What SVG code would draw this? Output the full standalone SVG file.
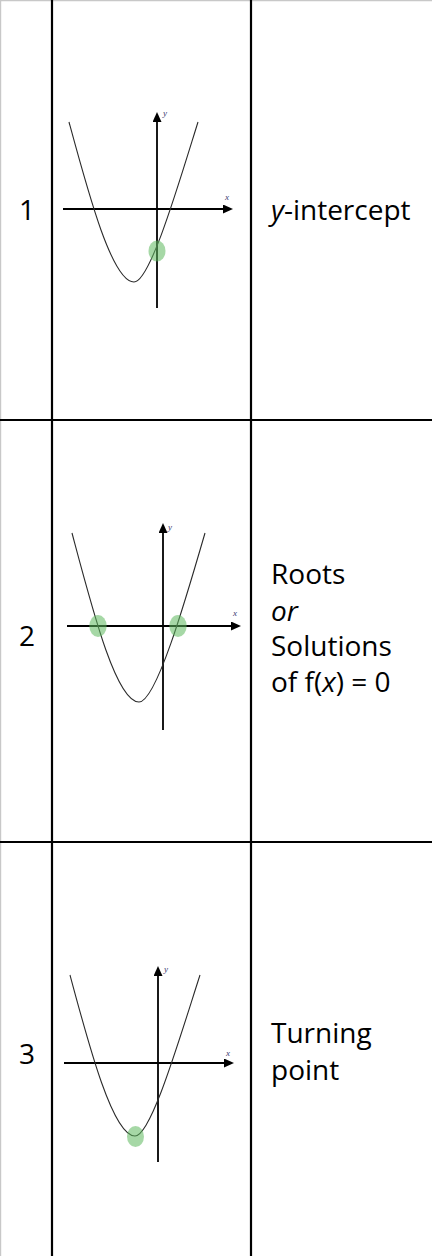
<svg xmlns="http://www.w3.org/2000/svg" width="432" height="1256" viewBox="0 0 432 1256">
<style>
.grid{stroke:#000;stroke-width:2.2;fill:none}
.edge{stroke:#c8c8c8;stroke-width:1.2;fill:none}
.axis{stroke:#000;stroke-width:1.8;fill:none}
.curve{stroke:#2a2a2a;stroke-width:1.1;fill:none}
.dot{fill:#5cb85c;opacity:0.55}
.lbl{font-family:"Open Sans","Noto Sans","Liberation Sans",sans-serif;font-size:28px;fill:#000}
.al{font-family:"Liberation Serif",serif;font-style:italic;font-size:9px;fill:#3a3a6e}
</style>
<defs>
<marker id="ah" markerUnits="userSpaceOnUse" markerWidth="12" markerHeight="12" refX="2" refY="4.5" orient="auto">
<path d="M0,0 L10,4.5 L0,9 Z" fill="#000"/>
</marker>
</defs>
<rect width="432" height="1256" fill="#fff"/>
<g id="table">
<line class="edge" x1="0" y1="0.6" x2="432" y2="0.6"/>
<line class="edge" x1="0.6" y1="0" x2="0.6" y2="1256"/>
<line class="grid" x1="52" y1="0" x2="52" y2="1256"/>
<line class="grid" x1="251" y1="0" x2="251" y2="1256"/>
<line class="grid" x1="0" y1="420" x2="432" y2="420"/>
<line class="grid" x1="0" y1="842" x2="432" y2="842"/>
</g>
<g id="row1">
<text class="lbl" x="27" y="220" text-anchor="middle">1</text>
<g transform="translate(157,209)">
<line class="axis" x1="0" y1="99" x2="0" y2="-89" marker-end="url(#ah)"/>
<line class="axis" x1="-94" y1="0" x2="68" y2="0" marker-end="url(#ah)"/>
<path class="curve" d="M-88,-87 C-69,-17 -45,73 -23,73 C-7,73 21,-23 41,-87"/>
<ellipse class="dot" cx="0" cy="42" rx="8.5" ry="10.5"/>
<text class="al" x="6" y="-93">y</text>
<text class="al" x="68" y="-9">x</text>
</g>
<text class="lbl" x="271" y="220"><tspan font-style="italic">y</tspan>-intercept</text>
</g>
<g id="row2">
<text class="lbl" x="27" y="646" text-anchor="middle">2</text>
<g transform="translate(163,626)">
<line class="axis" x1="0" y1="104" x2="0" y2="-95" marker-end="url(#ah)"/>
<line class="axis" x1="-96" y1="0" x2="70" y2="0" marker-end="url(#ah)"/>
<path class="curve" d="M-91,-93 C-71,-18 -47,76 -24,76 C-7,76 22,-24 42,-93"/>
<ellipse class="dot" cx="-65" cy="0" rx="8.7" ry="11"/>
<ellipse class="dot" cx="15" cy="0" rx="8.7" ry="11"/>
<text class="al" x="5" y="-96">y</text>
<text class="al" x="70" y="-10">x</text>
</g>
<text class="lbl" x="271" y="584">Roots</text>
<text class="lbl" x="271" y="621" font-style="italic">or</text>
<text class="lbl" x="271" y="656">Solutions</text>
<text class="lbl" x="271" y="692">of f(<tspan font-style="italic">x</tspan>) = 0</text>
</g>
<g id="row3">
<text class="lbl" x="27" y="1064" text-anchor="middle">3</text>
<g transform="translate(158,1063)">
<line class="axis" x1="0" y1="99" x2="0" y2="-89" marker-end="url(#ah)"/>
<line class="axis" x1="-94" y1="0" x2="68" y2="0" marker-end="url(#ah)"/>
<path class="curve" d="M-88,-88 C-69,-17 -45,73 -23,73 C-7,73 21,-23 42,-88"/>
<ellipse class="dot" cx="-22.5" cy="73.5" rx="8.5" ry="10.5"/>
<text class="al" x="6" y="-91">y</text>
<text class="al" x="68" y="-7">x</text>
</g>
<text class="lbl" x="271" y="1043">Turning</text>
<text class="lbl" x="271" y="1080">point</text>
</g>
</svg>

EXERCISE OBJECTIVE: Return the listing above unchanged, apart from dropping its pictures.

RESPONSE TO THIS EXERCISE:
What SVG code would draw this? Output the full standalone SVG file.
<svg xmlns="http://www.w3.org/2000/svg" width="432" height="1256" viewBox="0 0 432 1256">
<style>
.grid{stroke:#000;stroke-width:2.2;fill:none}
.edge{stroke:#c8c8c8;stroke-width:1.2;fill:none}
.axis{stroke:#000;stroke-width:1.8;fill:none}
.curve{stroke:#2a2a2a;stroke-width:1.1;fill:none}
.dot{fill:#5cb85c;opacity:0.55}
.lbl{font-family:"Open Sans","Noto Sans","Liberation Sans",sans-serif;font-size:28px;fill:#000}
.al{font-family:"Liberation Serif",serif;font-style:italic;font-size:9px;fill:#3a3a6e}
</style>
<defs>
<marker id="ah" markerUnits="userSpaceOnUse" markerWidth="12" markerHeight="12" refX="2" refY="4.5" orient="auto">
<path d="M0,0 L10,4.5 L0,9 Z" fill="#000"/>
</marker>
</defs>
<rect width="432" height="1256" fill="#fff"/>
<g id="table">
<line class="edge" x1="0" y1="0.6" x2="432" y2="0.6"/>
<line class="edge" x1="0.6" y1="0" x2="0.6" y2="1256"/>
<line class="grid" x1="52" y1="0" x2="52" y2="1256"/>
<line class="grid" x1="251" y1="0" x2="251" y2="1256"/>
<line class="grid" x1="0" y1="420" x2="432" y2="420"/>
<line class="grid" x1="0" y1="842" x2="432" y2="842"/>
</g>
<g id="row1">
<text class="lbl" x="27" y="220" text-anchor="middle">1</text>
<g transform="translate(157,209)">
<line class="axis" x1="0" y1="99" x2="0" y2="-89" marker-end="url(#ah)"/>
<line class="axis" x1="-94" y1="0" x2="68" y2="0" marker-end="url(#ah)"/>
<path class="curve" d="M-88,-87 C-69,-17 -45,73 -23,73 C-7,73 21,-23 41,-87"/>
<ellipse class="dot" cx="0" cy="42" rx="8.5" ry="10.5"/>
<text class="al" x="6" y="-93">y</text>
<text class="al" x="68" y="-9">x</text>
</g>
<text class="lbl" x="271" y="220"><tspan font-style="italic">y</tspan>-intercept</text>
</g>
<g id="row2">
<text class="lbl" x="27" y="646" text-anchor="middle">2</text>
<g transform="translate(163,626)">
<line class="axis" x1="0" y1="104" x2="0" y2="-95" marker-end="url(#ah)"/>
<line class="axis" x1="-96" y1="0" x2="70" y2="0" marker-end="url(#ah)"/>
<path class="curve" d="M-91,-93 C-71,-18 -47,76 -24,76 C-7,76 22,-24 42,-93"/>
<ellipse class="dot" cx="-65" cy="0" rx="8.7" ry="11"/>
<ellipse class="dot" cx="15" cy="0" rx="8.7" ry="11"/>
<text class="al" x="5" y="-96">y</text>
<text class="al" x="70" y="-10">x</text>
</g>
<text class="lbl" x="271" y="584">Roots</text>
<text class="lbl" x="271" y="621" font-style="italic">or</text>
<text class="lbl" x="271" y="656">Solutions</text>
<text class="lbl" x="271" y="692">of f(<tspan font-style="italic">x</tspan>) = 0</text>
</g>
<g id="row3">
<text class="lbl" x="27" y="1064" text-anchor="middle">3</text>
<g transform="translate(158,1063)">
<line class="axis" x1="0" y1="99" x2="0" y2="-89" marker-end="url(#ah)"/>
<line class="axis" x1="-94" y1="0" x2="68" y2="0" marker-end="url(#ah)"/>
<path class="curve" d="M-88,-88 C-69,-17 -45,73 -23,73 C-7,73 21,-23 42,-88"/>
<ellipse class="dot" cx="-22.5" cy="73.5" rx="8.5" ry="10.5"/>
<text class="al" x="6" y="-91">y</text>
<text class="al" x="68" y="-7">x</text>
</g>
<text class="lbl" x="271" y="1043">Turning</text>
<text class="lbl" x="271" y="1080">point</text>
</g>
</svg>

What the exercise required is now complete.